# Pill Size and Questions



## M1seryD1str1ct (May 10, 2016)

About to order Tamoxifen and Clomid caps from AAP for 1st cycle, fine with pinning but horrible with pills.

Can anyone confirm how big these capsules are please? And if they're soft-gel or hard (to where you can cut in half). Thanks so much

(Side-Note: HCG is strictly injectable right? Hard to find...)

(Side-Side-Note: Adviser says Tamoxifen all that needed for a test-only cycle and not to spend on Clomid/HCG. Thoughts?)


----------



## ToolSteel (May 10, 2016)

Advisor is mistaken. You want your best chance at recovery, you need all three.


----------



## grizzldsealpoacher (May 10, 2016)

its gonna vary on the company bud if there caps from a ugl then there gonna be pretty big I think you can figure that out size 0 or 00 most likely . If its pharma I have never seen them very big at all maybe the size of a aspirin smaller I would imagine . 

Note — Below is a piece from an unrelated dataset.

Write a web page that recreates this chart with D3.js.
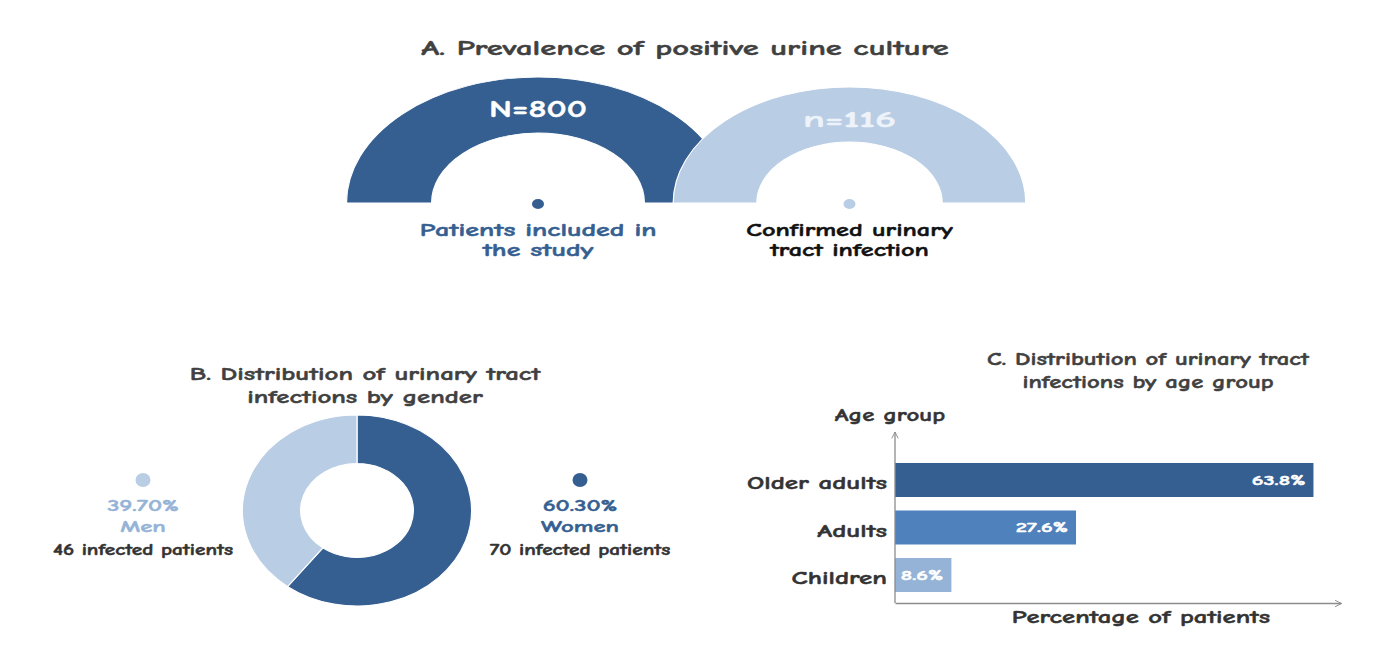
<!DOCTYPE html>
<html>
<head>
<meta charset="utf-8">
<title>Urinary tract infections</title>
<style>
    body { margin: 0; background: #fff; }
    svg text {
        font-family: "Comic Sans MS", "Comic Neue", "DejaVu Sans", sans-serif;
        font-weight: bold;
        stroke-width: 0.45px;
    }
    .axis path { stroke: #8c8c8c; stroke-width: 1.3px; }
</style>
</head>
<body>
<svg id="chart" width="1376" height="654"></svg>
<script src="https://cdn.jsdelivr.net/npm/d3@7"></script>
<script>
    // panel A
    const studyCounts = ["N=800", "n=116"]
    const studyLabels = [["Patients included in", "the study"], ["Confirmed urinary", "tract infection"]]

    // panel B
    const genders = ["Women", "Men"]
    const genderPatients = [70, 46]
    const genderPct = ["60.30%", "39.70%"]

    // panel C
    const ageGroups = ["Older adults", "Adults", "Children"]
    const agePct = [63.8, 27.6, 8.6]

    const dark = "#365f91", light = "#b9cde5", mid = "#4f81bd", pale = "#95b3d7"

    let svg = d3.select("#chart")

    // text is stretched sideways like in the original picture
    function label(parent, x, y, str, size, sx, color, anchor) {
        return parent.append("text")
            .attr("transform", `translate(${x},${y}) scale(${sx},1)`)
            .attr("text-anchor", anchor || "middle")
            .attr("fill", color).attr("stroke", color)
            .style("font-size", size + "px")
            .text(str)
    }

    // ---------- A. half rings ----------
    label(svg, 685, 55, "A. Prevalence of positive urine culture", 21, 1.55, "#404040")

    let halves = [
        { cx: 538, inner: 70, outer: 126, fill: dark, txt: "#ffffff", size: 24, sx: 1.47, dy: -86, labelColor: dark, lsx: 1.6 },
        { cx: 849.5, inner: 61, outer: 116, fill: light, txt: "#eef3f9", size: 23, sx: 1.75, dy: -76, labelColor: "#111", lsx: 1.5 }
    ]

    let halfArc = d3.arc().startAngle(-Math.PI / 2).endAngle(Math.PI / 2)

    halves.forEach((h, i) => {
        let g = svg.append("g").attr("transform", `translate(${h.cx},203)`)
        g.append("path")
            .attr("transform", "scale(1.52,1)")
            .attr("d", halfArc.innerRadius(h.inner).outerRadius(h.outer)())
            .attr("fill", h.fill)
            .attr("stroke", "#fff").attr("stroke-width", 0.8)
        label(g, 0, h.dy, studyCounts[i], h.size, h.sx, h.txt)
        g.append("ellipse").attr("cx", 0).attr("cy", 1)
            .attr("rx", 6).attr("ry", 5).attr("fill", h.fill)
        studyLabels[i].forEach((line, j) => {
            label(g, 0, 33 + j * 20, line, 17.5, h.lsx, h.labelColor)
        })
    })

    // ---------- B. donut ----------
    label(svg, 365, 380, "B. Distribution of urinary tract", 18.5, 1.45, "#404040")
    label(svg, 365, 403, "infections by gender", 18.5, 1.45, "#404040")

    let genderData = genders.map((g, i) => ({ name: g, count: genderPatients[i], pct: genderPct[i] }))
    let genderColor = d3.scaleOrdinal().domain(genders).range([dark, light])
    let genderText = d3.scaleOrdinal().domain(genders).range([dark, pale])

    let pie = d3.pie().sort(null).value(d => d.count)
    let donutArc = d3.arc().innerRadius(47).outerRadius(95.5)

    let donut = svg.append("g").attr("transform", "translate(357,510.5) scale(1.2,1)")
    donut.selectAll("path")
        .data(pie(genderData))
        .join("path")
        .attr("d", donutArc)
        .attr("fill", d => genderColor(d.data.name))
        .attr("stroke", "#fff").attr("stroke-width", 1)

    let legendX = d3.scaleOrdinal().domain(genders).range([580, 143])
    let legend = svg.selectAll(".legend")
        .data(genderData)
        .join("g")
        .attr("class", "legend")
        .attr("transform", d => `translate(${legendX(d.name)},0)`)
    legend.append("ellipse").attr("cx", 0).attr("cy", 480).attr("rx", 7.5).attr("ry", 7)
        .attr("fill", d => genderColor(d.name))
    legend.each(function (d) {
        let g = d3.select(this)
        label(g, 0, 511, d.pct, 16.5, 1.5, genderText(d.name))
        label(g, 0, 532, d.name, 16.5, 1.5, genderText(d.name))
        label(g, 0, 555, `${d.count} infected patients`, 15, 1.42, "#333")
    })

    // ---------- C. bars ----------
    label(svg, 1148, 365, "C. Distribution of urinary tract", 18, 1.37, "#404040")
    label(svg, 1148, 388, "infections by age group", 18, 1.37, "#404040")

    let defs = svg.append("defs")
    defs.append("marker").attr("id", "arrow")
        .attr("viewBox", "0 0 10 10").attr("refX", 9).attr("refY", 5)
        .attr("markerWidth", 8).attr("markerHeight", 8).attr("orient", "auto")
        .attr("markerUnits", "userSpaceOnUse")
        .append("path").attr("d", "M1,1 L9,5 L1,9")
        .attr("fill", "none").attr("stroke", "#8c8c8c").attr("stroke-width", 1.2)

    let barLeft = 895, barBase = 603
    let xScale = d3.scaleLinear().domain([0, 68]).range([barLeft, barLeft + 446])
    let yScale = d3.scaleBand().domain(ageGroups).range([432, barBase])
        .paddingInner(0.284).paddingOuter(0.442).align(0.738)
    let ageColor = d3.scaleOrdinal().domain(ageGroups).range([dark, mid, pale])

    svg.selectAll(".bar")
        .data(ageGroups)
        .join("rect")
        .attr("class", "bar")
        .attr("x", xScale(0))
        .attr("y", d => yScale(d))
        .attr("width", (d, i) => xScale(agePct[i]) - xScale(0))
        .attr("height", yScale.bandwidth())
        .attr("fill", d => ageColor(d))

    ageGroups.forEach((d, i) => {
        label(svg, xScale(agePct[i]) - 8, yScale(d) + yScale.bandwidth() / 2 + 5,
            agePct[i].toFixed(1) + "%", 14.5, 1.55, "#fff", "end")
    })

    let yAxis = svg.append("g").attr("class", "axis")
        .attr("transform", `translate(${barLeft},0)`)
        .call(d3.axisLeft(yScale).tickSize(0).tickSizeOuter(0).tickPadding(8))
    yAxis.select(".domain").attr("d", `M0,${barBase}V432`).attr("marker-end", "url(#arrow)")
    yAxis.selectAll(".tick text")
        .attr("x", -8 / 1.5)
        .attr("dy", "0.5em")
        .attr("transform", "scale(1.5,1)")
        .attr("fill", "#333").attr("stroke", "#333")
        .style("font-size", "18px")
        .style("font-family", null)

    let xAxis = svg.append("g").attr("class", "axis")
        .attr("transform", `translate(0,${barBase})`)
        .call(d3.axisBottom(xScale).ticks(0).tickSize(0).tickSizeOuter(0))
    xAxis.select(".domain").attr("marker-end", "url(#arrow)")
    xAxis.selectAll(".tick").remove()

    label(svg, 890, 421, "Age group", 18, 1.38, "#333")
    label(svg, 1141, 623, "Percentage of patients", 18, 1.48, "#333")
</script>
</body>
</html>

HCG is inject only I am pretty sure. I have seen oral versions but I am pretty sure they are bunk 

You could get away with just nolva but its not recommended by anyone . If you want to skip anything I would say skip hcg but y not give yourself the best chance at recovery. I would use the best possible ancillaries to give myself the best possible chance for recovery . If your going to spend all that doe and effort on aas and getting big you should definitely spend the extra time and money to recover properly and keep dem gains . I would also take some time to find out what each of the drugs you are planning on taking do and y they are important. The more educated you become before your first pin the better off your going to be 

good luck


----------



## M1seryD1str1ct (May 10, 2016)

Thanks dudes, research and some say clomid with nolva caused negative sides as opposed to just 1 or the other but I'll prob invest in both.

And can't get HCG around town (or from website I'm using) so sort of rules that out anyway


----------



## ToolSteel (May 10, 2016)

You're in the us right. You can get it from online pharms. Safemeds4all.


----------



## M1seryD1str1ct (May 11, 2016)

ToolSteel said:


> You're in the us right. You can get it from online pharms. Safemeds4all.



Woah, in with the save. Thanks man. Good site? What else can you order off of this for PCT purposes?


----------